Right now, Chromebooks suffer on some performance fronts. Samsung’s latest battery-sipping ARM-based Chromebook boasts 6.5 hours of battery life – a number that would’ve been jaw-dropping a few years ago but now lags well behind mainstream tablets and even some mainstream notebooks. Intel-based Chromebooks are even less impressive, though perhaps Intel’s forthcoming Clover Trail CPU’s will change that.
Another downside for Chromebooks is that they lack native apps.
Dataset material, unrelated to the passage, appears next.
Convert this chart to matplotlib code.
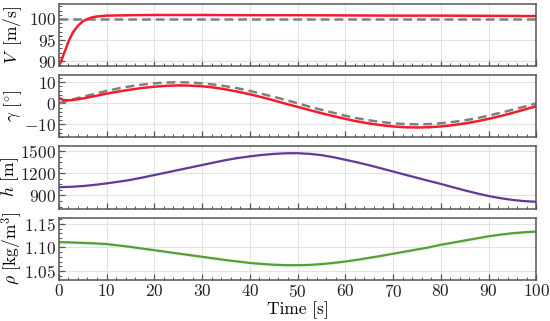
import numpy as np
import matplotlib
matplotlib.use("Agg")
import matplotlib.pyplot as plt
from matplotlib.ticker import AutoMinorLocator, MultipleLocator

plt.rcParams["font.family"] = "serif"
plt.rcParams["font.serif"] = ["cmr10", "DejaVu Serif"]
plt.rcParams["mathtext.fontset"] = "cm"
plt.rcParams["axes.formatter.use_mathtext"] = True
plt.rcParams["axes.unicode_minus"] = True
plt.rcParams["font.size"] = 12.5

# Время и значения
t_v = [0, 0.5, 1, 1.5, 2, 2.5, 3, 4, 5, 6, 7, 8, 10, 15, 20, 30, 40, 50, 60, 70, 80, 90, 100]
v_act = [88.9, 90.0, 91.6, 93.0, 94.6, 95.8, 96.9, 98.4, 99.4, 100.0, 100.4, 100.6, 100.8,
         100.9, 100.95, 100.95, 100.9, 100.9, 100.85, 100.8, 100.8, 100.75, 100.7]
v_ref = [100.0] * len(t_v)

t_g = [0, 0.5, 1, 2, 3, 5, 7.5, 10, 12.5, 15, 17.5, 20, 22.5, 25, 27.5, 30, 32.5, 35, 37.5,
       40, 42.5, 45, 47.5, 50, 52.5, 55, 57.5, 60, 62.5, 65, 67.5, 70, 72.5, 75, 77.5, 80,
       82.5, 85, 87.5, 90, 92.5, 95, 97.5, 100]
g_act = [2.6, 2.0, 1.5, 1.4, 1.6, 2.3, 3.4, 4.6, 5.6, 6.5, 7.3, 7.9, 8.3, 8.5, 8.4, 8.1, 7.5,
         6.6, 5.5, 4.3, 2.9, 1.4, -0.2, -1.7, -3.2, -4.7, -6.1, -7.4, -8.6, -9.6, -10.4, -11.0,
         -11.4, -11.5, -11.4, -11.0, -10.4, -9.6, -8.6, -7.4, -6.1, -4.6, -3.0, -1.4]
g_ref = [0.0, 0.3, 0.6, 1.3, 1.9, 3.1, 4.5, 5.9, 7.1, 8.1, 8.9, 9.5, 9.9, 10.0, 9.9, 9.5, 8.9,
         8.1, 7.1, 5.9, 4.5, 3.1, 1.6, 0.0, -1.6, -3.1, -4.5, -5.9, -7.1, -8.1, -8.9, -9.5,
         -9.9, -10.0, -9.9, -9.5, -8.9, -8.1, -7.1, -5.9, -4.5, -3.1, -1.6, 0.0]

t_h = [0, 2.5, 5, 7.5, 10, 12.5, 15, 17.5, 20, 22.5, 25, 27.5, 30, 32.5, 35, 37.5, 40, 42.5,
       45, 47.5, 50, 52.5, 55, 57.5, 60, 62.5, 65, 67.5, 70, 72.5, 75, 77.5, 80, 82.5, 85,
       87.5, 90, 92.5, 95, 97.5, 100]
h_act = [1012, 1018, 1028, 1044, 1064, 1087, 1112, 1143, 1177, 1211, 1245, 1279, 1313, 1347,
         1380, 1408, 1430, 1449, 1463, 1472, 1473, 1464, 1447, 1419, 1384, 1349, 1310, 1268,
         1225, 1182, 1140, 1098, 1057, 1013, 970, 930, 893, 864, 840, 824, 815]
rho_act = [1.111, 1.1105, 1.1095, 1.1085, 1.107, 1.104, 1.101, 1.0975, 1.094, 1.0905, 1.087,
           1.0835, 1.080, 1.0765, 1.073, 1.070, 1.067, 1.0648, 1.0632, 1.0623, 1.0622, 1.0628,
           1.0645, 1.067, 1.070, 1.0737, 1.0778, 1.082, 1.0865, 1.091, 1.0955, 1.100, 1.1055,
           1.110, 1.1145, 1.119, 1.1235, 1.127, 1.130, 1.132, 1.1335]

RED = "#f41c2c"
GREY = "#7f7f7f"
PURPLE = "#65379a"
GREEN = "#5c9c32"
SPINE = "#555555"

fig, axes = plt.subplots(4, 1, figsize=(5.5, 3.21), dpi=100, sharex=True)
fig.subplots_adjust(left=0.107, right=0.975, top=0.988, bottom=0.128, hspace=0.145)

ax = axes[0]
ax.plot(t_v, v_ref, color=GREY, lw=1.8, ls=(0, (3.5, 2)))
ax.plot(t_v, v_act, color=RED, lw=1.8)
ax.set_ylim(88.8, 103.6)
ax.yaxis.set_major_locator(MultipleLocator(5))
ax.set_ylabel(r"$V\,$ [m/s]")

ax = axes[1]
ax.plot(t_g, g_ref, color=GREY, lw=1.8, ls=(0, (3.5, 2)))
ax.plot(t_g, g_act, color=RED, lw=1.8)
ax.set_ylim(-16.2, 13.4)
ax.yaxis.set_major_locator(MultipleLocator(10))
ax.set_ylabel(r"$\gamma$ [$^{\circ}$]")

ax = axes[2]
ax.fill_between(t_h, np.array(h_act) - 12, np.array(h_act) + 12, color="#f3ecfb", lw=0)
ax.plot(t_h, h_act, color=PURPLE, lw=1.6)
ax.set_ylim(722, 1565)
ax.yaxis.set_major_locator(MultipleLocator(300))
ax.set_ylabel(r"$h$ [m]")

ax = axes[3]
ax.fill_between(t_h, np.array(rho_act) - 0.004, np.array(rho_act) + 0.004, color="#e3fbf5", lw=0)
ax.plot(t_h, rho_act, color=GREEN, lw=1.6)
ax.set_ylim(1.031, 1.163)
ax.yaxis.set_major_locator(MultipleLocator(0.05))
ax.set_ylabel(r"$\rho$ [kg/m$^3$]")
ax.set_xlabel("Time [s]", labelpad=1)
ax.set_xlim(0, 100)
ax.xaxis.set_major_locator(MultipleLocator(10))

for ax in axes:
    ax.xaxis.set_minor_locator(AutoMinorLocator())
    ax.yaxis.set_minor_locator(AutoMinorLocator())
    ax.grid(True, which="major", color="#e2e2e2", lw=0.8)
    ax.set_axisbelow(True)
    ax.tick_params(which="both", direction="in", top=False, right=False, colors=SPINE,
                   labelcolor="#222222", pad=2.5)
    ax.tick_params(axis="y", which="major", pad=1.8)
    ax.tick_params(which="major", length=4, width=0.9)
    ax.tick_params(which="minor", length=2, width=0.7)
    for s in ax.spines.values():
        s.set_color(SPINE)
        s.set_linewidth(1.1)
    ax.yaxis.set_label_coords(-0.074, 0.5)

axes[2].yaxis.set_label_coords(-0.079, 0.5)

fig.savefig("out.png", dpi=100)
Although almost everyone agrees that HTML5 and related technology are the future of both the Web and mobile computing (with mobile Flash being the highest-profile casualty), the success of the Apple App Store – as well as competitive efforts like Google Play, Amazon’s App Store, and even the nascent Windows Store – indicate native apps still rule the day. Given a choice, most people would rather play Angry Birds or watch a movie using a native application rather than a Web-based app. HTML5 may be the future, but native apps still offer features, capabilities, and (most importantly) performance that can’t be matched by Web technologies.
And there’s another big if: Microsoft has yet to prove that either consumers or businesses are willing to embrace touch-enabled notebooks, let alone devices like the Microsoft Surface that are essentially hybrids of tablets and notebooks. Microsoft hasn’t released any numbers for Surface sales yet, and we don’t expect to see them until after the holiday season – although Piper Jaffray had the iPad solidly outselling the Surface on Black Friday.
Bottom line
If Google decides to bring touch capabilities to its Chromebook line, it could add some much-needed energy to the brand and make Google’s bet on the Chrome desktop operating system seem like it was ahead of its time. However, right now, Web-based, cloud-dependent apps do not offer the features or performance of native apps running on tablets, devices like the Microsoft Surface, or on traditional notebooks. Until cloud computing and Web-based apps are truly ready for the mainstream, Chromebooks may find they remain little more than a curiosity.